Holder is careful to minimize the impact of what happens next. It's not as though the whole law will collapse under the weight of "heightened scrutiny" tomorrow. Going forward, Congress will have to defend DOMA, and Justice Department attorneys will now argue that heightened scrutiny should apply. Presumably, someone other than the Justice Department will step in to file briefs defending DOMA, and eventually these cases will reach the Supreme Court. But the DoJ will still play a role. "If asked by the district courts in the Second Circuit for the position of the United States in the event those courts determine that the applicable standard is rational basis," Holder writes, "the Department will state that … a reasonable argument for Section 3's constitutionality may be proffered under that permissive standard."
The real sea change here is that Obama can finally claim, as his attorney general did today, that the winds of change have shifted since 1996. "The Supreme Court has ruled that laws criminalizing homosexual conduct are unconstitutional," writes Holder today. "Congress has repealed the military's Don't Ask, Don't Tell policy. Several lower courts have ruled DOMA itself to be unconstitutional." Obama can now openly state that his views on gay marriage are "evolving" as Holder admits that "recent evolutions" in gay rights law have influenced this change.

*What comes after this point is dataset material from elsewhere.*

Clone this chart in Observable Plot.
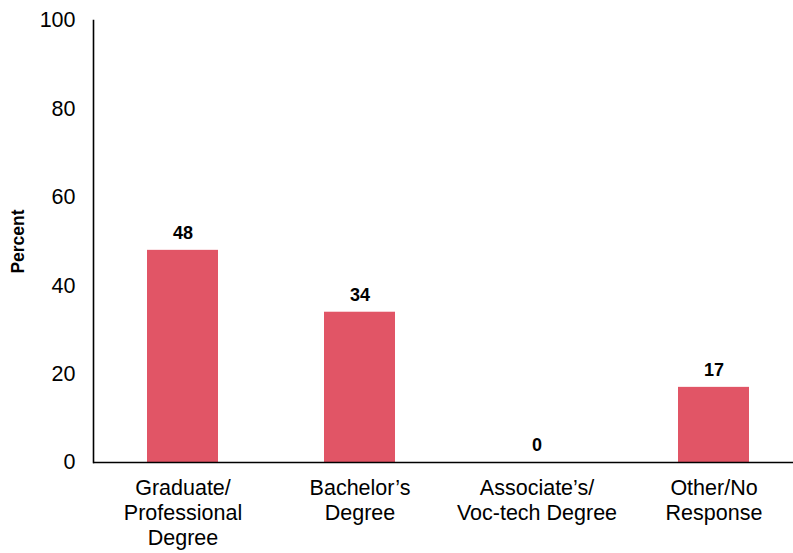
<!DOCTYPE html>
<html>
<head>
<meta charset="utf-8">
<script src="https://cdn.jsdelivr.net/npm/d3@7"></script>
<script src="https://cdn.jsdelivr.net/npm/@observablehq/plot@0.6"></script>
<style>
  html, body { margin: 0; padding: 0; background: #fff; }
</style>
</head>
<body>
<div id="chart"></div>
<script>
const categories = ["Graduate/\nProfessional\nDegree", "Bachelor’s\nDegree", "Associate’s/\nVoc-tech Degree", "Other/No\nResponse"];
const values = [48, 34, 0, 17];
const yTicks = [0, 20, 40, 60, 80, 100];
const barColor = "#e15566";

const data = categories.map((c, i) => ({cat: c, value: values[i]}));

const chart = Plot.plot({
  width: 793,
  height: 553,
  marginTop: 20,
  marginBottom: 91,
  marginLeft: 93,
  marginRight: 0,
  style: {fontFamily: "'Liberation Sans', Arial, Helvetica, sans-serif", background: "#fff", color: "#000"},
  x: {domain: categories, range: [93, 802], paddingInner: 0.6, paddingOuter: 0.3, label: null},
  y: {domain: [0, 100], ticks: yTicks, label: null},
  marks: [
    Plot.barY(data, {x: "cat", y: "value", fill: barColor}),
    Plot.frame({anchor: "left", stroke: "#000", strokeWidth: 1.6}),
    Plot.ruleY([0], {stroke: "#000", strokeWidth: 1.6}),
    Plot.axisY({ticks: yTicks, tickSize: 0, tickPadding: 18, fontSize: 21.5, label: null}),
    Plot.axisX({tickSize: 0, tickPadding: 14, fontSize: 21.5, lineHeight: 1.18, label: null}),
    Plot.text(data, {x: "cat", y: "value", text: d => String(d.value), dy: -17, fontSize: 18, fontWeight: "bold", lineAnchor: "middle"}),
    Plot.text(["Percent"], {frameAnchor: "left", textAnchor: "middle", rotate: -90, dx: -75, fontSize: 17.5, fontWeight: "bold"})
  ]
});
document.getElementById("chart").appendChild(chart);
</script>
</body>
</html>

The president seems to have finally acknowledged a truth played out at the Proposition 8 trial in California last summer: Virtually all of the arguments advanced to deny gay couples the right to marry are based on moral animus and junk science, rooted in discredited cases like Bowers v. Hardwick and in unfounded bias that is increasingly hard to defend in open court. As professor Suzanne Goldberg of Columbia Law School put it today: "This is a spectacular and long-awaited acknowledgment by the federal government that there is no good reason for treating gay and nongay people differently, especially when it comes to recognizing the relationships of same-sex couples." The main consequence of today's decision is that the people who actually believe in Bowers v. Hardwick, moral animus, and junk science will get to defend it in court, if they can. The president no longer has to.